Italian and Spanish banks are running out of cash borrowed through the European Central Bank’s three- year-loan program, diminishing their “firepower” to buy government bonds, according to Royal Bank of Scotland Group Plc.
Banks in Italy have spent the equivalent of 46.4 percent of the funds they received from the longer-term refinancing operations, while Spanish ones have used up 42.3 percent, Harvinder Sian, Biagio Lapolla and Simon Peck, interest-rate strategists in London, wrote in a note to clients on April 30, citing ECB data for the period from December to March.
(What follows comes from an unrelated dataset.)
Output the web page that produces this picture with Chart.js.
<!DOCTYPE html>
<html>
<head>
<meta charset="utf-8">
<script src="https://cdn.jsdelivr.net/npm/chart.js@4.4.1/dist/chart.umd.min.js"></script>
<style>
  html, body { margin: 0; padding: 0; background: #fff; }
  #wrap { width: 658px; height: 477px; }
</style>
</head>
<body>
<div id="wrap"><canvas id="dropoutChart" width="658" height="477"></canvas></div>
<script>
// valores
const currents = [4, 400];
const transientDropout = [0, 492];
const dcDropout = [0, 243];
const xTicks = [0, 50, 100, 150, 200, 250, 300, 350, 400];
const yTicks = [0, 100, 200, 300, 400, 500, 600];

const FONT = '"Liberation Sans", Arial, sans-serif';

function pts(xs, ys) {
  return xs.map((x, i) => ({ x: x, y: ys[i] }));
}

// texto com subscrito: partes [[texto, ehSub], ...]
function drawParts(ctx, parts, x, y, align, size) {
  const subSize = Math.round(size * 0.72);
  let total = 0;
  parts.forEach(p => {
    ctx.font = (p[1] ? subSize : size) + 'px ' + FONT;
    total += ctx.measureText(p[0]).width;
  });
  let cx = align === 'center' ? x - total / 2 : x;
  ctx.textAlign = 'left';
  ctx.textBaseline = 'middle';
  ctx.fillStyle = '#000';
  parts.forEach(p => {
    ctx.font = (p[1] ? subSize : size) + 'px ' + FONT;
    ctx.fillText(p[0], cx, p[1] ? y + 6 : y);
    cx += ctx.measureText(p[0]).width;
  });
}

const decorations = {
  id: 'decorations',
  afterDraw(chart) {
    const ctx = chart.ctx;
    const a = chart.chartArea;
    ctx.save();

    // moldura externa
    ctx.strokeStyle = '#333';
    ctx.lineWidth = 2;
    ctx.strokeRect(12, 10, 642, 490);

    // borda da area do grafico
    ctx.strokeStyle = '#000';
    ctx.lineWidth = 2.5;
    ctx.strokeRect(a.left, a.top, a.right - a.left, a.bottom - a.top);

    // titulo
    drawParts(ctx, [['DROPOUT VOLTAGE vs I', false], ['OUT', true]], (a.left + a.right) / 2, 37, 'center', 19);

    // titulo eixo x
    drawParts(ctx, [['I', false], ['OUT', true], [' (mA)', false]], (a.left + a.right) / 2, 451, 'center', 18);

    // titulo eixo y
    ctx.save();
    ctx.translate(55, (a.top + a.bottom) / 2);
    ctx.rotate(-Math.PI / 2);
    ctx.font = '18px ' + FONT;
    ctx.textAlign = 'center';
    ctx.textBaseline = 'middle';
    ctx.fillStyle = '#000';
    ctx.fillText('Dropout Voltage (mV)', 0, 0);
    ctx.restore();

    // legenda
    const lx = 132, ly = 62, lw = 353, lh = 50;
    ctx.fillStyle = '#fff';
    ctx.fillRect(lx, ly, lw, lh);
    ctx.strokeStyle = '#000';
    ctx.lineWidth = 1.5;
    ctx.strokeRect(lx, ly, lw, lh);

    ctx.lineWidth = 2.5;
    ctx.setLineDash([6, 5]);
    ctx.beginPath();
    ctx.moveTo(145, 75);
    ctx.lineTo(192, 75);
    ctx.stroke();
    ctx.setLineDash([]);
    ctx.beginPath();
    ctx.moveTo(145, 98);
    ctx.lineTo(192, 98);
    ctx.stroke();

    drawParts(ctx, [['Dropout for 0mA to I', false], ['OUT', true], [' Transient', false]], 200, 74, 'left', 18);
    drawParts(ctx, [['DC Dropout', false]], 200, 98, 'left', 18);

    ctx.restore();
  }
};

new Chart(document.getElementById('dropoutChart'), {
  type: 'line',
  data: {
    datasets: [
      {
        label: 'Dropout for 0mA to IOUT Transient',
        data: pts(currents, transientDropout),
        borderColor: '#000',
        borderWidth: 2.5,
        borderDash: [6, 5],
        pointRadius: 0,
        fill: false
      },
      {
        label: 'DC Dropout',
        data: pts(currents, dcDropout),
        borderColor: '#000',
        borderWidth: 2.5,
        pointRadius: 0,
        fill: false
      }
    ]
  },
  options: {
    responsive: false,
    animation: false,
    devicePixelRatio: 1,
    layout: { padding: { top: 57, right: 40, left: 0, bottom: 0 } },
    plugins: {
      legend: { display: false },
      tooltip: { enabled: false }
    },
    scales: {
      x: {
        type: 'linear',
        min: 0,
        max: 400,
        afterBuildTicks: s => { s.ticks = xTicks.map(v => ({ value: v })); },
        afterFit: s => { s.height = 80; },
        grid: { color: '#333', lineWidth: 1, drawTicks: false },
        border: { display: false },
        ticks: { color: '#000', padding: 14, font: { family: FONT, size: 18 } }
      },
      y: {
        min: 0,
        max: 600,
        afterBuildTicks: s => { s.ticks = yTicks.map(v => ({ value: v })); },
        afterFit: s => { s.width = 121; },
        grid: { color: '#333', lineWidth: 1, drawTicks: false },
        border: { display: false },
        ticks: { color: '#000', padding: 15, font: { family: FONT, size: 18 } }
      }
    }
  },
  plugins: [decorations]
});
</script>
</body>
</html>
Assuming the banks intended to use about half of the funds to buy higher-yielding sovereign bonds, Italian lenders would have had 6 billion euros ($7.93 billion) left by the end of March, and Spanish banks would have had 16 billion euros remaining, the analysts wrote.
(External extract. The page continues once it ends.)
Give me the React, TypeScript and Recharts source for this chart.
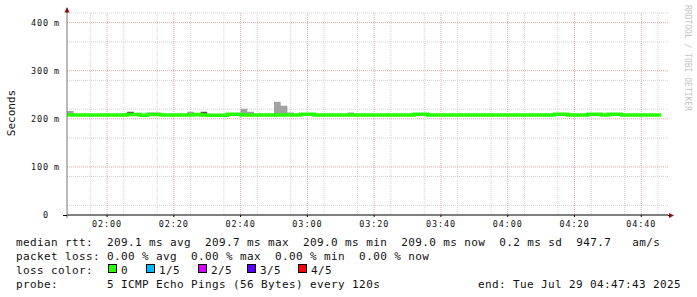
import { Area, CartesianGrid, ComposedChart, Line, XAxis, YAxis } from "recharts";

// rrd steps: 120 s each, first step starts 01:48 (minutes since midnight)
const stepStartMin = 108;
const stepMin = 2;

// median rtt per step (ms)
const medianMs = [
  208, 208, 208, 208, 208, 208, 208, 208, 208, 209,
  209, 207.4, 209, 209, 208, 208, 208, 208, 208, 209,
  208, 207.4, 207.4, 207.4, 209.4, 209.4, 208, 208, 208, 208,
  208, 208, 208, 208, 208, 209.4, 209.4, 208, 208, 208,
  208, 208, 208, 208, 208, 208, 208, 208, 208, 208,
  208, 208, 209.4, 209.4, 208, 208, 208, 208, 208, 208,
  208, 208, 208, 208, 208, 208, 208, 208, 208, 208,
  208, 208, 208, 209.4, 209.4, 208, 208, 208, 209.4, 209.4,
  208, 209.4, 209.4, 208, 208, 208, 208, 208, 208,
];

// [step index, highest ping ms] where the smoke shows above the median band
const smokeLight = [
  [0, 216], [12, 213], [13, 213], [18, 214.6], [26, 220.8],
  [27, 214.6], [31, 235.4], [32, 227.1], [33, 213], [42, 213],
];
const smokeDark = [[9, 214.6], [20, 214.6]];
const smokeFloor = 206;

const xTicks = [120, 140, 160, 180, 200, 220, 240, 260, 280];
const xTickLabels = ["02:00", "02:20", "02:40", "03:00", "03:20", "03:40", "04:00", "04:20", "04:40"];
const yTicks = [0, 100, 200, 300, 400];
const yTickLabels = ["0", "100 m", "200 m", "300 m", "400 m"];

const xDomain = [108, 288];
const yDomain = [0, 420];

const minorX: number[] = [];
for (let m = 110; m < 288; m += 5) if (!xTicks.includes(m)) minorX.push(m);
const minorY: number[] = [];
for (let v = 20; v <= 420; v += 20) if (!yTicks.includes(v)) minorY.push(v);

const lossColors = [
  { label: "0", color: "#26ff00", x: 108 },
  { label: "1/5", color: "#00b8ff", x: 146 },
  { label: "2/5", color: "#d400ff", x: 198 },
  { label: "3/5", color: "#5e00ff", x: 247 },
  { label: "4/5", color: "#ff0000", x: 298 },
];

const legendLines = [
  "median rtt:  209.1 ms avg  209.7 ms max  209.0 ms min  209.0 ms now  0.2 ms sd  947.7   am/s",
  "packet loss: 0.00 % avg  0.00 % max  0.00 % min  0.00 % now",
  "loss color:",
  "probe:       5 ICMP Echo Pings (56 Bytes) every 120s",
];
const endLabel = "end: Tue Jul 29 04:47:43 2025";

const lookup = (list: number[][], i: number) => {
  const hit = list.find((p) => p[0] === i);
  return hit ? hit[1] : smokeFloor;
};

// one extra closing row so the last step is drawn to its end
const rows = Array.from({ length: medianMs.length + 1 }, (_, i) => {
  const k = Math.min(i, medianMs.length - 1);
  return {
    t: stepStartMin + i * stepMin,
    median: medianMs[k],
    light: [smokeFloor, lookup(smokeLight, k)],
    dark: [smokeFloor, lookup(smokeDark, k)],
  };
});

const MONO = '"DejaVu Sans Mono", monospace';

function XTick(props: any) {
  const { x, y, payload } = props;
  const label = xTickLabels[xTicks.indexOf(payload.value)];
  return (
    <text x={x} y={y} dy="0.71em" textAnchor="middle" fontFamily={MONO} fontSize={8.5} letterSpacing={0.9} fill="#111">
      {label}
    </text>
  );
}

function YTick(props: any) {
  const { y, payload } = props;
  const label = yTickLabels[yTicks.indexOf(payload.value)] ?? "";
  const [num, unit] = label.split(" ");
  return (
    <g fontFamily={MONO} fontSize={8.5} letterSpacing={0.9} fill="#111">
      <text x={49} y={y} dy="0.36em" textAnchor="end">{num}</text>
      {unit ? <text x={54} y={y} dy="0.36em">{unit}</text> : null}
    </g>
  );
}

export default function App() {
  return (
    <div style={{ position: "fixed", left: 0, top: 0, width: 697, height: 297, background: "#fff" }}>
      <ComposedChart width={697} height={297} data={rows} margin={{ top: 13, right: 29, bottom: 62, left: 0 }}>
        <CartesianGrid horizontalValues={minorY} verticalValues={minorX} stroke="#d2d2d2" strokeDasharray="1 1" />
        <CartesianGrid horizontalValues={yTicks.slice(1)} verticalValues={xTicks} stroke="#e6a9a9" strokeDasharray="1 1" />
        <XAxis
          dataKey="t"
          type="number"
          domain={xDomain}
          ticks={xTicks}
          allowDataOverflow
          height={20}
          axisLine={{ stroke: "#000" }}
          tickLine={{ stroke: "#000" }}
          tickSize={2}
          tickMargin={4}
          tick={<XTick />}
        />
        <YAxis
          type="number"
          domain={yDomain}
          ticks={yTicks}
          allowDataOverflow
          width={67}
          axisLine={{ stroke: "#777" }}
          tickLine={false}
          tickSize={0}
          tickMargin={7}
          tick={<YTick />}
        />
        <Area dataKey="light" type="stepAfter" fill="#a2a2a2" fillOpacity={1} stroke="none" isAnimationActive={false} />
        <Area dataKey="dark" type="stepAfter" fill="#575757" fillOpacity={1} stroke="none" isAnimationActive={false} />
        <Line
          dataKey="median"
          type="stepAfter"
          stroke="#26ff00"
          strokeWidth={3.6}
          strokeLinejoin="miter"
          dot={false}
          activeDot={false}
          isAnimationActive={false}
        />
      </ComposedChart>

      <svg width={697} height={297} style={{ position: "absolute", left: 0, top: 0, pointerEvents: "none" }}>
        {/* axis extensions and arrows */}
        <line x1={67} y1={8} x2={67} y2={13} stroke="#777" />
        <line x1={67} y1={215} x2={67} y2={218} stroke="#777" />
        <line x1={63} y1={215.5} x2={67} y2={215.5} stroke="#000" />
        <line x1={668} y1={215.5} x2={670} y2={215.5} stroke="#000" />
        <polygon points="67,7 64.5,12.5 69.5,12.5" fill="#8b1010" />
        <polygon points="674,215.5 669,213 669,218" fill="#8b1010" />

        <text transform="translate(15,113) rotate(-90)" textAnchor="middle" fontFamily={MONO} fontSize={11} fill="#111">
          Seconds
        </text>
        <text transform="translate(685,5) rotate(90)" fontFamily={MONO} fontSize={8} fill="#c4c4c4">
          RRDTOOL / TOBI OETIKER
        </text>

        <g fontFamily={MONO} fontSize={11} letterSpacing={0.38} fill="#111" style={{ whiteSpace: "pre" }}>
          {legendLines.map((line, i) => (
            <text key={i} x={16} y={245.5 + i * 14} xmlSpace="preserve">
              {line}
            </text>
          ))}
          <text x={478} y={287.5}>{endLabel}</text>
          {lossColors.map((c) => (
            <g key={c.label}>
              <rect x={c.x + 0.5} y={264.5} width={8} height={8} fill={c.color} stroke="#000" />
              <text x={c.x + 13} y={273.5}>{c.label}</text>
            </g>
          ))}
        </g>
      </svg>
    </div>
  );
}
Had they to assigned 65 percent of the LTRO cash for government debt, they’d have had 31 billion euros and 46 billion euros still to spend, according to the note. Based on the rate of purchases in March, that would have meant another 1.6 months of bond purchases for Spain and less than a month’s worth for Italy, the analysts said.
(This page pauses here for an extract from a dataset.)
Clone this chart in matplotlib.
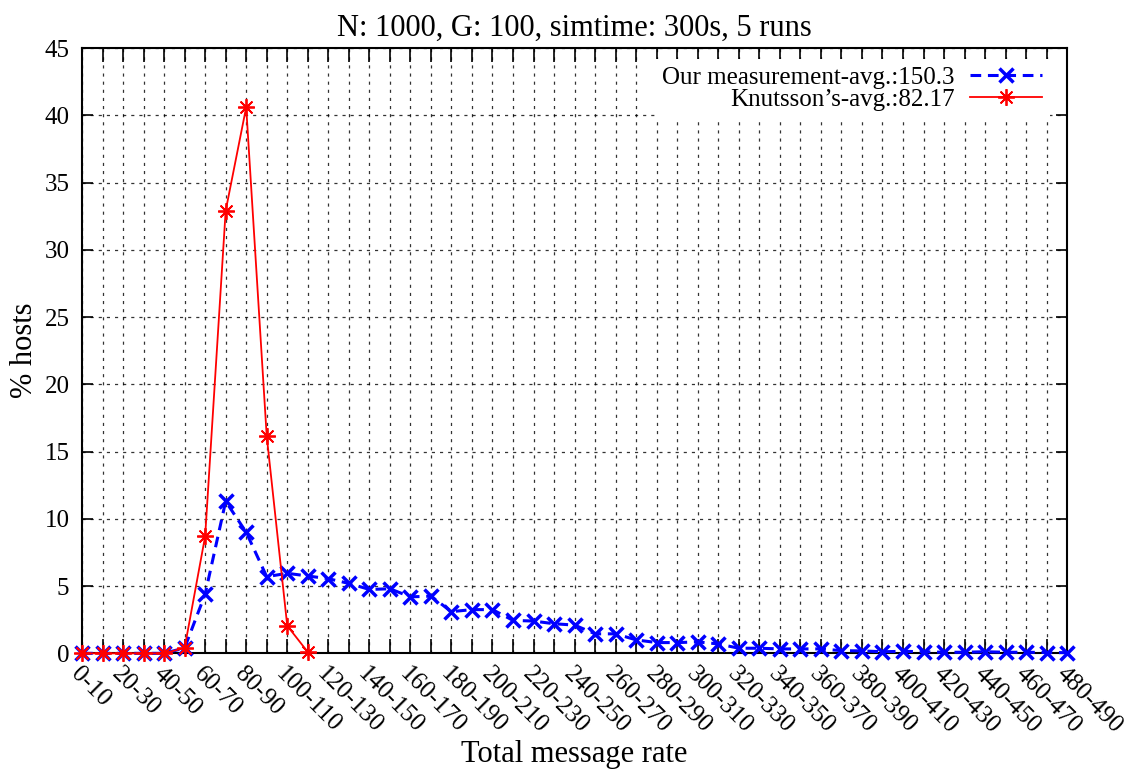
import matplotlib
matplotlib.use("Agg")
import matplotlib.pyplot as plt
import numpy as np

categories = [f"{a}-{a+10}" for a in range(0, 490, 10)]

ours = [0, 0, 0, 0, 0, 0.4, 4.4, 11.3, 9.0, 5.7, 5.95, 5.75, 5.55, 5.2, 4.75,
        4.8, 4.2, 4.25, 3.1, 3.25, 3.25, 2.45, 2.4, 2.2, 2.1, 1.45, 1.45, 1.0,
        0.8, 0.8, 0.85, 0.7, 0.38, 0.38, 0.33, 0.33, 0.33, 0.2, 0.18, 0.12,
        0.15, 0.12, 0.08, 0.08, 0.12, 0.08, 0.08, 0.06, 0.05]
knutsson = [0, 0, 0, 0, 0, 0.4, 8.7, 32.9, 40.6, 16.15, 2.05, 0.1]

ours_label = "Our measurement-avg.:150.3"
knut_label = "Knutsson\u2019s-avg.:82.17"
title = "N: 1000, G: 100, simtime: 300s, 5 runs"

plt.rcParams['font.family'] = ['Liberation Serif', 'DejaVu Serif']

fig = plt.figure(figsize=(11.34, 7.72), dpi=100)
ax = fig.add_axes([0.0723, 0.1537, 0.8688, 0.7841])

x = np.arange(len(categories))
ax.plot(x, ours, color='#0000ff', linestyle=(0, (3.5, 2.2)), linewidth=2.2,
        marker='x', markersize=10, markeredgewidth=2.5, label=ours_label,
        zorder=3, clip_on=False)
ax.plot(np.arange(len(knutsson)), knutsson, color='#ff0000', linestyle='-',
        linewidth=1.3, marker=(8, 2, 0), markersize=12, markeredgewidth=1.3,
        label=knut_label, zorder=4, clip_on=False)

ax.set_xlim(0, len(categories) - 1)
ax.set_ylim(0, 45)
ax.set_yticks(np.arange(0, 46, 5))
ax.set_xticks(x)
ax.set_xticklabels([c if i % 2 == 0 else "" for i, c in enumerate(categories)],
                   rotation=-45, ha='left', va='top', rotation_mode='anchor',
                   fontsize=18)
ax.tick_params(axis='x', direction='in', length=10, width=1.2, top=True,
               pad=7)
ax.tick_params(axis='y', direction='in', length=8, width=1.2, right=True,
               labelsize=18, pad=9)

ax.grid(True, color='black', linestyle=(0, (2.5, 4)), linewidth=0.9, alpha=0.8)
for s in ax.spines.values():
    s.set_linewidth(1.5)

ax.set_title(title, fontsize=22, pad=9)
ax.set_xlabel("Total message rate", fontsize=22, labelpad=2)
ax.set_ylabel("% hosts", fontsize=22, labelpad=4)

leg = ax.legend(loc='upper right', bbox_to_anchor=(0.99, 0.995), frameon=True,
                facecolor='white', edgecolor='none', framealpha=1.0,
                fancybox=False, markerfirst=False, fontsize=18,
                handlelength=2.9, borderaxespad=0.3, labelspacing=0.0,
                handletextpad=0.6, borderpad=0.3)

fig.savefig("out.png", dpi=100)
“Aggressive buying done to date means that the remaining firepower from the LTRO for the European government bond markets is lower,” the analysts wrote. “Domestic bank support is likely to fade even further.”
Spanish bonds were the worst-performing of 26 sovereign- debt markets tracked by Bloomberg and the European Federation of Financial Analysts Societies in April, with losses of 1.8 percent. Italian securities were second worst, dropping 1.3 percent, after gaining 11 percent in the first quarter.